| Task to carry out |
Check each line below for the word "Python", and copy those that have it.

Source records:

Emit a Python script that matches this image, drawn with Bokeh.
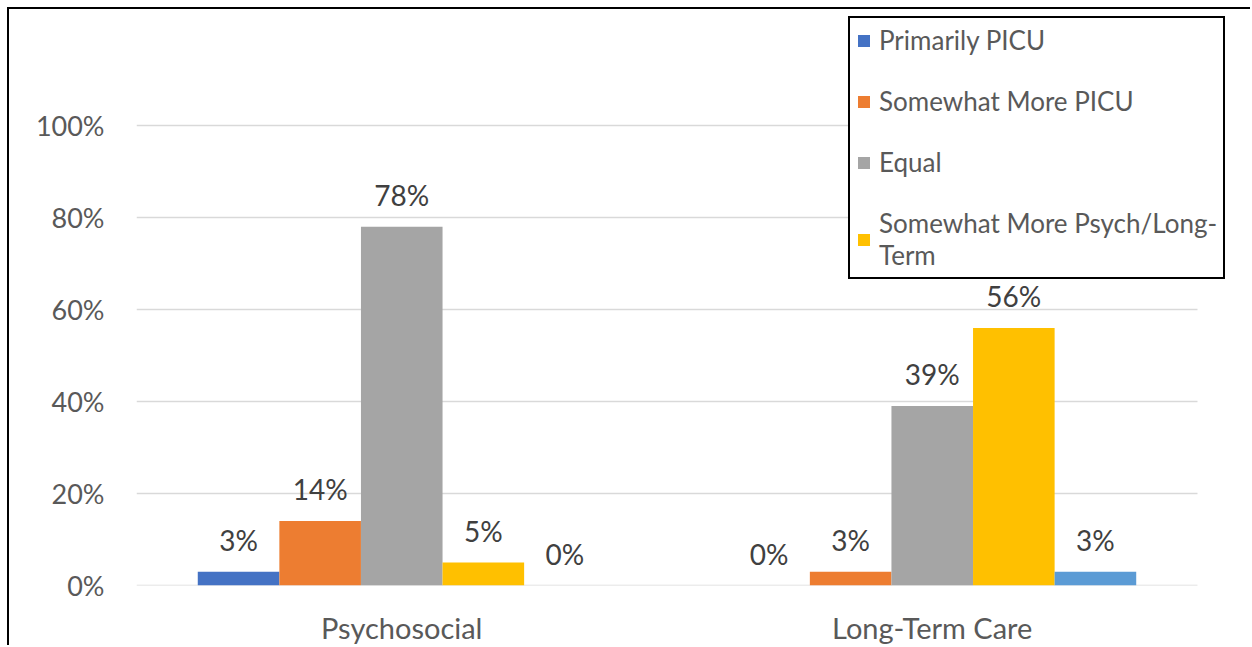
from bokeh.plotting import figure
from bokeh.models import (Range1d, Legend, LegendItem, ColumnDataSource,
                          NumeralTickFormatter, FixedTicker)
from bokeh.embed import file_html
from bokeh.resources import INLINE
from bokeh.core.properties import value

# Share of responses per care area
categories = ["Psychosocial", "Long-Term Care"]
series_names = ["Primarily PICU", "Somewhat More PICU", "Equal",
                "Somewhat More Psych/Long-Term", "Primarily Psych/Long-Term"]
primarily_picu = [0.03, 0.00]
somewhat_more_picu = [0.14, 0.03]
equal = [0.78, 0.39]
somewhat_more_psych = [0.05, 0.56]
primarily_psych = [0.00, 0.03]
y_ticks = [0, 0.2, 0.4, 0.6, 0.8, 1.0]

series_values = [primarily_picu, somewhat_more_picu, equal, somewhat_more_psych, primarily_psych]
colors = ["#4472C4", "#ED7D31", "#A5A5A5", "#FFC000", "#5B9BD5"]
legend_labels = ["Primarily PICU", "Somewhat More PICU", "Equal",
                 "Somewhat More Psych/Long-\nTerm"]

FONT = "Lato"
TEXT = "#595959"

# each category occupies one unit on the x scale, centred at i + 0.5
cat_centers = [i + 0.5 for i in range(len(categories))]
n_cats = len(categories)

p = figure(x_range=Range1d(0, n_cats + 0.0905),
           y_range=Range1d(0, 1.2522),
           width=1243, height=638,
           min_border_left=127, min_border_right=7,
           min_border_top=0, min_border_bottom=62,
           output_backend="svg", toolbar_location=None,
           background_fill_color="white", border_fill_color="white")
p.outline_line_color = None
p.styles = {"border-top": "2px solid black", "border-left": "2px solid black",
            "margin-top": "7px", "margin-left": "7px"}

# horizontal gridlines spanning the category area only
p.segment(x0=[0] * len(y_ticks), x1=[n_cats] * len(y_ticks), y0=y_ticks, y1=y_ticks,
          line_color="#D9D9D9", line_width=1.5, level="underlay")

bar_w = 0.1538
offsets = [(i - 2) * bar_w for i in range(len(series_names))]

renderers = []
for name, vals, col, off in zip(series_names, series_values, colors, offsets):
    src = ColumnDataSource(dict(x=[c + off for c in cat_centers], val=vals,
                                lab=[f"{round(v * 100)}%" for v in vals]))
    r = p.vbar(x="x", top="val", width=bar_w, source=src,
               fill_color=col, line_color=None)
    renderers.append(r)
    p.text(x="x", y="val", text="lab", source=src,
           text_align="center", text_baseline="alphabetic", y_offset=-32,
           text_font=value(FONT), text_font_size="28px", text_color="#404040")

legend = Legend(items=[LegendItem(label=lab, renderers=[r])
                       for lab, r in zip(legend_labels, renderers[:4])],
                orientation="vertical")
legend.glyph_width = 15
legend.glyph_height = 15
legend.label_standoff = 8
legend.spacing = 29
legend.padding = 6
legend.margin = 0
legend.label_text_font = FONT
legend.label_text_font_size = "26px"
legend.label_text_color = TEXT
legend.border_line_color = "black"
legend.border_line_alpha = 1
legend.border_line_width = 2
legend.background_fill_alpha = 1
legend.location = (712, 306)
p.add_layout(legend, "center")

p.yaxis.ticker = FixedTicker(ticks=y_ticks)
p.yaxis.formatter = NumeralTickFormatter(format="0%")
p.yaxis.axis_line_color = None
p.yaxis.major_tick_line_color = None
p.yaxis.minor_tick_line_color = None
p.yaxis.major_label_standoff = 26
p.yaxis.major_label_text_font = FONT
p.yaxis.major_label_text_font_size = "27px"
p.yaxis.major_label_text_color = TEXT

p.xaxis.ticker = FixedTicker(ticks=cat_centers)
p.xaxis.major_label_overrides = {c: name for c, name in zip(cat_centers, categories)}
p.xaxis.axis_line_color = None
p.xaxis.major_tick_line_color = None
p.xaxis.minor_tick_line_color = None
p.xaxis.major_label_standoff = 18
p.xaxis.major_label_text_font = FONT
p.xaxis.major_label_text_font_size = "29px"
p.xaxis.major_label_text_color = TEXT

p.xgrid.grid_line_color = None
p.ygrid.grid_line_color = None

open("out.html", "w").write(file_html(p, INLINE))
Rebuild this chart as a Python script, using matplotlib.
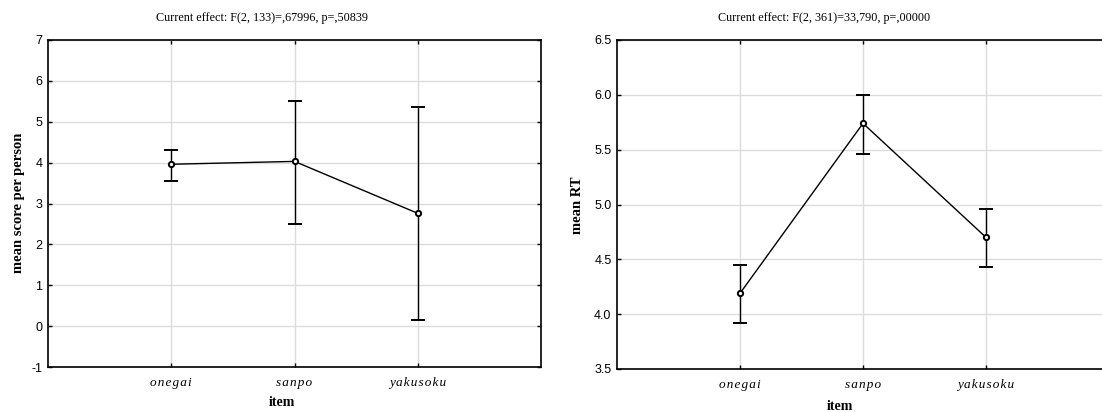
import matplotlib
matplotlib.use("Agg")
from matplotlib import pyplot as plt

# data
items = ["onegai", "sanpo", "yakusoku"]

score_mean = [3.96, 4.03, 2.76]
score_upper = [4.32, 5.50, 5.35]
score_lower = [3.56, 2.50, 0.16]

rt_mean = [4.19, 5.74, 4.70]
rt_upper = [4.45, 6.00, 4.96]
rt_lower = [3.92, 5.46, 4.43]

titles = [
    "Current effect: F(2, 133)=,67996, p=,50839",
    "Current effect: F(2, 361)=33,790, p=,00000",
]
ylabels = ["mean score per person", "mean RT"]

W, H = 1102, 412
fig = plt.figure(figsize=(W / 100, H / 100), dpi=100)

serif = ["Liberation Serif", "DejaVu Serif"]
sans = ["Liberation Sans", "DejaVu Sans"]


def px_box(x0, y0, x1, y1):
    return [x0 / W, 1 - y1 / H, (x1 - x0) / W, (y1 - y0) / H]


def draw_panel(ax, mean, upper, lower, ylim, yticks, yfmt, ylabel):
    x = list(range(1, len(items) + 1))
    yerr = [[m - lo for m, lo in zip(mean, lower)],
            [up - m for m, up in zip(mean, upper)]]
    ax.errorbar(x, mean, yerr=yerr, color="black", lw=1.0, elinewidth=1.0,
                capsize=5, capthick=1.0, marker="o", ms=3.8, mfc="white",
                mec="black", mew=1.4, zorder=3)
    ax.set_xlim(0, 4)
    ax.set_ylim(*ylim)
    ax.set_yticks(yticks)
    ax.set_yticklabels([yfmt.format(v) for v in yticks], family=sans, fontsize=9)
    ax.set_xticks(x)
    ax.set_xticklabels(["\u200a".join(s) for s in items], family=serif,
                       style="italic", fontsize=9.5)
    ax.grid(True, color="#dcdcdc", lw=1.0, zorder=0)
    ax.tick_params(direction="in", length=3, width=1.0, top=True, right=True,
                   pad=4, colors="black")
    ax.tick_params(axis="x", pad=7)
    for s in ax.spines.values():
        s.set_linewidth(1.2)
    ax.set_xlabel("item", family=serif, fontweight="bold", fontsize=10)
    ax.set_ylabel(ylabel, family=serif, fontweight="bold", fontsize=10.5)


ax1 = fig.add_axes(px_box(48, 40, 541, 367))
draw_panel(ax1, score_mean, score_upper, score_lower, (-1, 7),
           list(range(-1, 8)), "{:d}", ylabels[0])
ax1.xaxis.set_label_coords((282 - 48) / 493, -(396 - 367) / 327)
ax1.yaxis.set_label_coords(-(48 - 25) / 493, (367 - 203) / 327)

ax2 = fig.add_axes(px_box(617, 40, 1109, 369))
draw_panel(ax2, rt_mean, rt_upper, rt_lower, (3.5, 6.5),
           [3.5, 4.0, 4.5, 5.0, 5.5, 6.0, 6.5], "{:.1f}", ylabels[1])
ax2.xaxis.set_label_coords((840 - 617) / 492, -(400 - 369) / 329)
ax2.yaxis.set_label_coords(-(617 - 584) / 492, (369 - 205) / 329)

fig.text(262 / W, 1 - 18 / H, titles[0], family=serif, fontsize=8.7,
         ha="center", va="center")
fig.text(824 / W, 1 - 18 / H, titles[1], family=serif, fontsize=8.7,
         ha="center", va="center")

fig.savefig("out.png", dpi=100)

| Worked solution |
Emit a Python script that matches this image, drawn with Bokeh.
Rebuild this chart as a Python script, using matplotlib.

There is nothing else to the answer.